Yard Wood was the last part of the garden to be developed. It derives its name from the many yew trees growing here. The wood of the yew was used for yardsticks which formed the bows of the archers in medieval times, and folklore has it that one of these Exbury trees was mentioned in the Domesday book.
On the left is Hydrangea Walk, the inspiration of Leopold de Rothschild. By mid-summer the Herbaceous Gardens come into their own, with a focus on cooler blue and mauves from the Teller hybrid hydrangeas.
This leads to the Boardwalk, recently planted with tree ferns, bamboo, gunnera and wollemi pine.
Azalea Drive. The main drive continues through the garden passing the dark crimson Rhododendron ‘Bibiani’ and some new plantings of Rhododendron ‘Loderi’ to an impressive sweep of deciduous azaleas.

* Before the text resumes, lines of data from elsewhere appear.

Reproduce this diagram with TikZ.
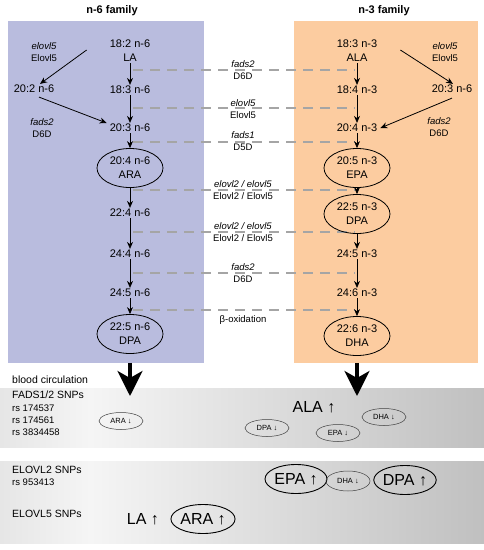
\documentclass[tikz,border=0pt]{standalone}
\usepackage{fontspec}
\setmainfont{Liberation Sans}
\usetikzlibrary{arrows.meta,shapes.geometric}
\definecolor{panelblue}{RGB}{185,188,222}
\definecolor{panelorange}{RGB}{252,204,160}
\definecolor{dashgray}{RGB}{165,165,165}
\definecolor{bandA}{RGB}{230,230,230}
\definecolor{bandB}{RGB}{245,245,245}
\definecolor{bandC}{RGB}{192,192,192}
\begin{document}
\begin{tikzpicture}[x=1pt,y=-1pt,
  fa/.style={font=\fontsize{11}{14}\selectfont, align=center, inner sep=1pt},
  lab/.style={font=\fontsize{9.5}{12.5}\selectfont, align=center, inner sep=1pt},
  ttl/.style={font=\fontsize{11}{13}\selectfont\bfseries, inner sep=1pt},
  ell/.style={ellipse, draw, line width=0.8pt, inner sep=0pt, minimum width=66pt, minimum height=39pt, font=\fontsize{11}{14}\selectfont, align=center},
  arr/.style={-{Stealth[length=7pt,width=6pt]}, line width=0.8pt},
  dsh/.style={draw=dashgray, line width=1.1pt, dash pattern=on 10pt off 7pt},
  bigarr/.style={-{Stealth[length=25pt,width=25pt,inset=7pt]}, line width=3.5pt},
  lt/.style={font=\fontsize{10.5}{12}\selectfont, anchor=west, inner sep=0pt},
  lts/.style={font=\fontsize{9.5}{12}\selectfont, anchor=west, inner sep=0pt},
  sell/.style={ellipse, draw=black!75, line width=0.5pt, inner sep=0pt, minimum width=44pt, minimum height=17pt, font=\fontsize{7.5}{8}\selectfont},
  bell/.style={ellipse, draw, line width=0.9pt, inner sep=0pt, minimum width=62pt, minimum height=29pt, font=\fontsize{16}{18}\selectfont},
  big/.style={font=\fontsize{16}{18}\selectfont, inner sep=0pt}
]
\useasboundingbox (0,0) rectangle (484,550);
% panels
\fill[panelblue] (8,21) rectangle (204,363);
\fill[panelorange] (294,21) rectangle (478,363);
% bands
\shade[left color=bandA, right color=bandB] (0,388) rectangle (90,447);
\shade[left color=bandB, right color=bandC] (90,388) rectangle (484,447);
\shade[left color=bandA, right color=bandB] (0,461) rectangle (90,543);
\shade[left color=bandB, right color=bandC] (90,461) rectangle (484,543);

% titles
\node[ttl] (t6) at (112,11) {n-6 family};
\node[ttl] (t3) at (384,11) {n-3 family};

% dashed lines
\foreach \yy/\nm in {70/a,108/b,142/c,190/d,232/e,273/f,310/g}{
  \coordinate (dl\nm) at (133,\yy);
  \coordinate (dr\nm) at (355,\yy);
  \draw[dsh] (dl\nm) -- (dr\nm);
}

% n-6 column
\node[fa] (n6a) at (130,51) {18:2 n-6\\LA};
\node[fa] (n6b) at (130,90) {18:3 n-6};
\node[fa] (n6c) at (130,128) {20:3 n-6};
\node[ell] (n6d) at (130,168) {20:4 n-6\\ARA};
\node[fa] (n6e) at (130,213) {22:4 n-6};
\node[fa] (n6f) at (130,254) {24:4 n-6};
\node[fa] (n6g) at (130,293) {24:5 n-6};
\node[ell] (n6h) at (130,334) {22:5 n-6\\DPA};
\node[fa] (n6x) at (34,89) {20:2 n-6};
\node[lab] (l6a) at (44,52) {\textit{elovl5}\\Elovl5};
\node[lab] (l6b) at (42,128) {\textit{fads2}\\D6D};

\draw[arr] (n6a) -- (n6b);
\draw[arr] (n6b) -- (n6c);
\draw[arr] (n6c) -- (n6d);
\draw[arr] (n6d) -- (n6e);
\draw[arr] (n6e) -- (n6f);
\draw[arr] (n6f) -- (n6g);
\draw[arr] (n6g) -- (n6h);
\draw[arr] ([xshift=-22pt,yshift=1pt]n6a.west) -- ([xshift=6pt]n6x.north);
\draw[arr] ([xshift=5pt,yshift=-3pt]n6x.south) -- ([xshift=-2pt,yshift=5pt]n6c.west);

% n-3 column
\node[fa] (n3a) at (357,51) {18:3 n-3\\ALA};
\node[fa] (n3b) at (357,90) {18:4 n-3};
\node[fa] (n3c) at (357,128) {20:4 n-3};
\node[ell] (n3d) at (357,168) {20:5 n-3\\EPA};
\node[ell] (n3e) at (357,214) {22:5 n-3\\DPA};
\node[fa] (n3f) at (357,254) {24:5 n-3};
\node[fa] (n3g) at (357,293) {24:6 n-3};
\node[ell] (n3h) at (357,336) {22:6 n-3\\DHA};
\node[fa] (n3x) at (452,89) {20:3 n-6};
\node[lab] (l3a) at (445,52) {\textit{elovl5}\\Elovl5};
\node[lab] (l3b) at (439,127) {\textit{fads2}\\D6D};

\draw[arr] (n3a) -- (n3b);
\draw[arr] (n3b) -- (n3c);
\draw[arr] (n3c) -- (n3d);
\draw[arr] (n3d) -- (n3e);
\draw[arr] (n3e) -- (n3f);
\draw[arr] (n3f) -- (n3g);
\draw[arr] (n3g) -- (n3h);
\draw[arr] ([xshift=22pt,yshift=1pt]n3a.east) -- ([xshift=1pt]n3x.north);
\draw[arr] ([yshift=-4pt]n3x.south) -- ([xshift=2pt]n3c.east);

% middle labels
\node[lab] (ma) at (243,70) {\textit{fads2}\\D6D};
\node[lab] (mb) at (243,109) {\textit{elovl5}\\Elovl5};
\node[lab] (mc) at (243,141) {\textit{fads1}\\D5D};
\node[lab] (md) at (243,190) {\textit{elovl2 / elovl5}\\Elovl2 / Elovl5};
\node[lab] (me) at (243,232) {\textit{elovl2 / elovl5}\\Elovl2 / Elovl5};
\node[lab] (mf) at (243,273) {\textit{fads2}\\D6D};
\node[lab] (mg) at (243,320) {β-oxidation};

% big arrows
\coordinate (tip6) at (130,396);
\coordinate (tip3) at (357,396);
\draw[bigarr] ([yshift=-9pt]n6h.south) -- (tip6);
\draw[bigarr] ([yshift=-7pt]n3h.south) -- (tip3);

% bottom texts
\node[lt] (bc) at (12,380) {blood circulation};
\node[lt] (fs) at (12,395) {FADS1/2 SNPs};
\node[lts] (r1) at (12,408) {rs 174537};
\node[lts] (r2) at (12,420) {rs 174561};
\node[lts] (r3) at (12,432) {rs 3834458};
\node[lt] (e2) at (12,470) {ELOVL2 SNPs};
\node[lts] (r4) at (12,482) {rs 953413};
\node[lt] (e5) at (12,514) {ELOVL5 SNPs};

\node[sell] (s1) at (121,421) {ARA ↓};
\node[big] (s2) at (314,407) {ALA ↑};
\node[sell] (s3) at (267,428) {DPA ↓};
\node[sell] (s4) at (338,433) {EPA ↓};
\node[sell] (s5) at (384,417) {DHA ↓};

\node[bell] (s6) at (296,479) {EPA ↑};
\node[sell, minimum height=20pt] (s7) at (348,481) {DHA ↓};
\node[bell, minimum width=56pt] (s8) at (405,480) {DPA ↑};
\node[big] (s9) at (143,519) {LA ↑};
\node[bell] (s10) at (203,519) {ARA ↑};
\end{tikzpicture}
\end{document}
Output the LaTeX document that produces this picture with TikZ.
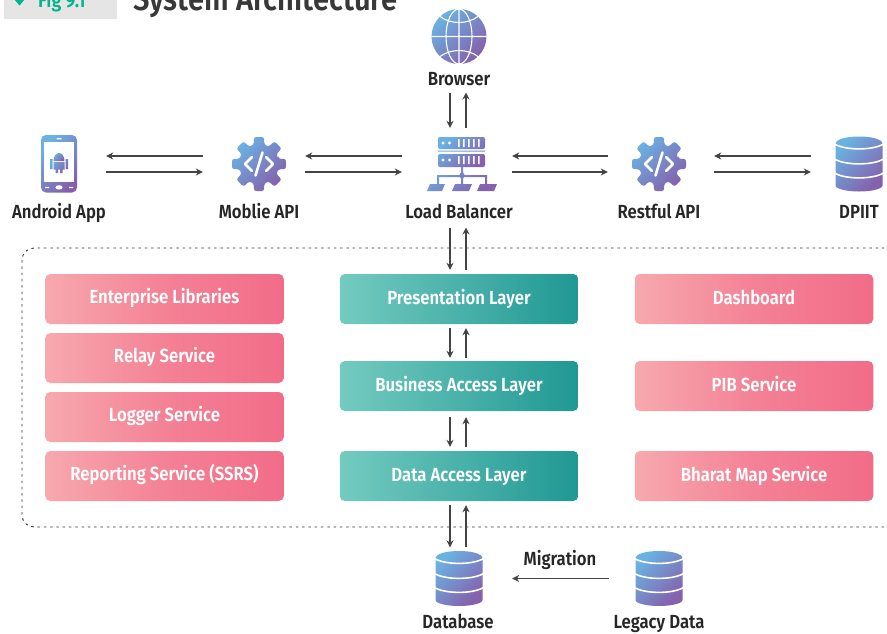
\documentclass[tikz,border=0pt]{standalone}
\usepackage{fontspec}
\setmainfont{Fira Sans}[FakeStretch=0.88,BoldFont={Fira Sans SemiBold}]
\usetikzlibrary{arrows.meta}
\definecolor{icontop}{HTML}{6AB2E2}
\definecolor{iconbot}{HTML}{8560AC}
\definecolor{flowcol}{HTML}{444444}
\definecolor{figgreen}{HTML}{00B48C}
\tikzset{
	iconfill/.style={draw=none,top color=icontop,bottom color=iconbot,middle color=icontop!50!iconbot,shading angle=45},
	pinkbox/.style={draw=none,rounded corners=5,minimum width=238.5,minimum height=50,left color=pink1,right color=pink2,middle color=pink1!35!pink2,text=white,text height=13,text depth=4,font=\bfseries\fontsize{19}{21}\selectfont},
	sidebox/.style={pinkbox,text height=14.5},
	tealbox/.style={sidebox,left color=teal1,right color=teal2},
	iconbox/.style={minimum width=100,minimum height=56,inner sep=0},
	namelbl/.style={anchor=base,inner sep=0,font=\bfseries\fontsize{19}{21}\selectfont,text=black!85},
	flow/.style={draw=flowcol,line width=1.1,-{Stealth[length=7,width=7]}},
	dbicon/.pic={
		\shade[iconfill] (-23.5,-20) .. controls (-23.5,-25) and (-12,-27.5) .. (0,-27.5) .. controls (12,-27.5) and (23.5,-25) .. (23.5,-20)
			-- (23.5,21.5) .. controls (23.5,25) and (12,27.5) .. (0,27.5) .. controls (-12,27.5) and (-23.5,25) .. (-23.5,21.5) -- cycle;
		\foreach \ya in {-20,-5,9}
			\draw[white,line width=1.6] (-24.5,\ya) .. controls (-14,{\ya+6.5}) and (14,{\ya+6.5}) .. (24.5,\ya);
	},
	gearicon/.pic={
		\shade[iconfill,rounded corners=2.5] (-15:20)
			\foreach \a in {0,45,...,315} { -- (\a-15:20) -- (\a-11:27.5) -- (\a+11:27.5) -- (\a+15:20) } -- cycle;
		\draw[white,line width=2.6,line cap=round,line join=round] (-7,-7) -- (-14,0) -- (-7,7) (7,-7) -- (14,0) -- (7,7) (3.5,-11.5) -- (-3.5,11.5);
	},
	globeicon/.pic={
		\shade[iconfill] (0,0) circle (27.5);
		\draw[white,line width=1.1] (0,-27.5) -- (0,27.5) (-27.5,0) -- (27.5,0) (0,0) ellipse (13 and 27.5);
		\draw[white,line width=1.1] (-19,-20) .. controls (-8,-12) and (8,-12) .. (19,-20) (-19,20) .. controls (-8,12) and (8,12) .. (19,20);
	},
	phoneicon/.pic={
		\shade[iconfill] (-18,-29) [rounded corners=5] rectangle (18,28.5);
		\fill[white] (-15,-22) rectangle (15,18);
		\fill[white] (-2.5,-25.8) rectangle (2.5,-24.6) (-14,22.8) rectangle (-10,24) (10,22.8) rectangle (14,24);
		\fill[white] (0,23.4) ellipse (3.6 and 2.2);
		\shade[iconfill] (-5.5,-3) arc (180:360:5.5 and 8) -- cycle;
		\shade[iconfill] (-5.5,-2) rectangle (5.5,5.5) (-3.5,5) rectangle (-1,9) (1,5) rectangle (3.5,9)
			(-9,-5) rectangle (-6.5,5) (6.5,-5) rectangle (9,5);
	},
	servericon/.pic={
		\shade[iconfill] [rounded corners=2] (-21,-27) rectangle (26,-15) (-21,-10) rectangle (26,3);
		\shade[iconfill] (-21,-13.4) rectangle (26,-12.4) (2,3) rectangle (4,13) (-22,11) rectangle (28,13)
			(-22,11) rectangle (-20,20) (2,11) rectangle (4,20) (26,11) rectangle (28,20)
			(-29,20) -- (-14,20) -- (-17,27) -- (-32,27) -- cycle
			(-4,20) -- (13,20) -- (10,27) -- (-7,27) -- cycle
			(21,20) -- (38,20) -- (35,27) -- (18,27) -- cycle;
		\fill[iconbot!60!icontop] (3,7) -- (6,11.5) -- (3,16) -- (0,11.5) -- cycle;
		\fill[white] (-16,-21) circle (1.6) (-9.5,-21) circle (1.6) (-16,-4) circle (1.6) (-9.5,-4) circle (1.6);
		\foreach \xa in {-1,4,...,19}
			\fill[white] (\xa,-25) rectangle ++(1.6,8) (\xa,-8) rectangle ++(1.6,8);
	}
}
\definecolor{pink1}{HTML}{F7A9AE}
\definecolor{pink2}{HTML}{F26C88}
\definecolor{teal1}{HTML}{74CBC0}
\definecolor{teal2}{HTML}{1F9893}
\begin{document}
\begin{tikzpicture}[x=1pt,y=-1pt]
	\useasboundingbox (0,0) rectangle (887,633);
	\clip (0,0) rectangle (887,633);
	\fill[black!10] (4,-5) rectangle (117,19);
	\fill[figgreen] (14,-1) -- (25,-1) -- (19.5,5.5) -- cycle;
	\node[anchor=base west,inner sep=0,text=figgreen,font=\bfseries\fontsize{20.5}{22}\selectfont] (fig) at (38,7) {Fig 9.1};
	\node[anchor=base west,inner sep=0,text=black!78,font=\bfseries\fontsize{33}{36}\selectfont] (title) at (133,10) {System Architecture};
	\draw[black!80,line width=.9,dash pattern=on 2.5 off 3.8,rounded corners=12] (22,248) rectangle (900,527);
	% icons
	\node[iconbox] (browser) at (459,36.5) {};
	\node[iconbox] (android) at (59,164) {};
	\node[iconbox] (mobile) at (259,164) {};
	\node[iconbox] (balancer) at (459,164) {};
	\node[iconbox] (restful) at (659,164) {};
	\node[iconbox] (dpiit) at (859,164) {};
	\node[iconbox] (database) at (459,578.5) {};
	\node[iconbox] (legacy) at (659,578.5) {};
	\pic at (browser) {globeicon};
	\pic at (android) {phoneicon};
	\pic at (mobile) {gearicon};
	\pic at (balancer) {servericon};
	\pic at (restful) {gearicon};
	\pic at (dpiit) {dbicon};
	\pic at (database) {dbicon};
	\pic at (legacy) {dbicon};
	% names
	\node[namelbl] (browserlbl) at (459,85) {Browser};
	\node[namelbl] (androidlbl) at (59,218) {Android App};
	\node[namelbl] (mobilelbl) at (259,218) {Moblie API};
	\node[namelbl] (balancerlbl) at (459,218) {Load Balancer};
	\node[namelbl] (restfullbl) at (659,218) {Restful API};
	\node[namelbl] (dpiitlbl) at (859,218) {DPIIT};
	\node[namelbl] (databaselbl) at (458,628) {Database};
	\node[namelbl] (legacylbl) at (659,628) {Legacy Data};
	\node[namelbl] (migration) at (560,565) {Migration};
	% boxes
	\node[pinkbox] (libraries) at (164.5,299) {Enterprise Libraries};
	\node[pinkbox] (relay) at (164.5,358) {Relay Service};
	\node[pinkbox] (logger) at (164.5,417) {Logger Service};
	\node[pinkbox] (reporting) at (164.5,476) {Reporting Service (SSRS)};
	\node[tealbox] (presentation) at (459,299) {Presentation Layer};
	\node[tealbox] (business) at (459,386) {Business Access Layer};
	\node[tealbox] (dataaccess) at (459,476) {Data Access Layer};
	\node[sidebox] (dashboard) at (754,299) {Dashboard};
	\node[sidebox] (pib) at (754,386) {PIB Service};
	\node[sidebox] (bharat) at (754,476) {Bharat Map Service};
	% horizontal links
	\draw[flow] ([shift={(-6,-8)}]mobile.west) -- ([shift={(-3,-8)}]android.east);
	\draw[flow] ([shift={(-3,8)}]android.east) -- ([shift={(-6,8)}]mobile.west);
	\draw[flow] ([shift={(-7,-8)}]balancer.west) -- ([shift={(-4,-8)}]mobile.east);
	\draw[flow] ([shift={(-4,8)}]mobile.east) -- ([shift={(-7,8)}]balancer.west);
	\draw[flow] ([shift={(-1,-8)}]restful.west) -- ([shift={(3,-8)}]balancer.east);
	\draw[flow] ([shift={(3,8)}]balancer.east) -- ([shift={(-1,8)}]restful.west);
	\draw[flow] ([shift={(2,-8)}]dpiit.west) -- ([shift={(5,-8)}]restful.east);
	\draw[flow] ([shift={(5,8)}]restful.east) -- ([shift={(2,8)}]dpiit.west);
	% vertical links
	\draw[flow] ([shift={(-9,7)}]browserlbl.south) -- ([shift={(-9,-8)}]balancer.north);
	\draw[flow] ([shift={(7,-8)}]balancer.north) -- ([shift={(7,7)}]browserlbl.south);
	\draw[flow] ([shift={(-9,9)}]balancerlbl.south) -- ([shift={(-9,-4)}]presentation.north);
	\draw[flow] ([shift={(7,-4)}]presentation.north) -- ([shift={(7,9)}]balancerlbl.south);
	\draw[flow] ([shift={(-9,4)}]presentation.south) -- ([shift={(-9,-3)}]business.north);
	\draw[flow] ([shift={(7,-3)}]business.north) -- ([shift={(7,4)}]presentation.south);
	\draw[flow] ([shift={(-9,6)}]business.south) -- ([shift={(-9,-4)}]dataaccess.north);
	\draw[flow] ([shift={(7,-4)}]dataaccess.north) -- ([shift={(7,6)}]business.south);
	\draw[flow] ([shift={(-9,4)}]dataaccess.south) -- ([shift={(-9,-3)}]database.north);
	\draw[flow] ([shift={(7,-3)}]database.north) -- ([shift={(7,4)}]dataaccess.south);
	\draw[flow] (legacy.west) -- ([xshift=3]database.east);
\end{tikzpicture}
\end{document}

Interplanted with maples and backed by pines this provides a colourful spectacle in the spring when the azaleas are in full flower, and again in the autumn when the maples predominate. Flowering cherries and the white purple-flushed Magnolia x soulangeana ‘Brozzonii’ frame a view of Jubilee Pond named to celebrate King George V’s Silver Jubilee in 1935.
The American Garden
In the American Garden there is a comprehensive collection of rhododendrons from the USA, which were planted here after the severe storms in the late 1980s. Further on, a group of eucryphia will provide spectacular colour in the later summer. Here one can get glimpses of the railway which was completed in 2001. This has opened up a new area which includes a splendid timber viaduct.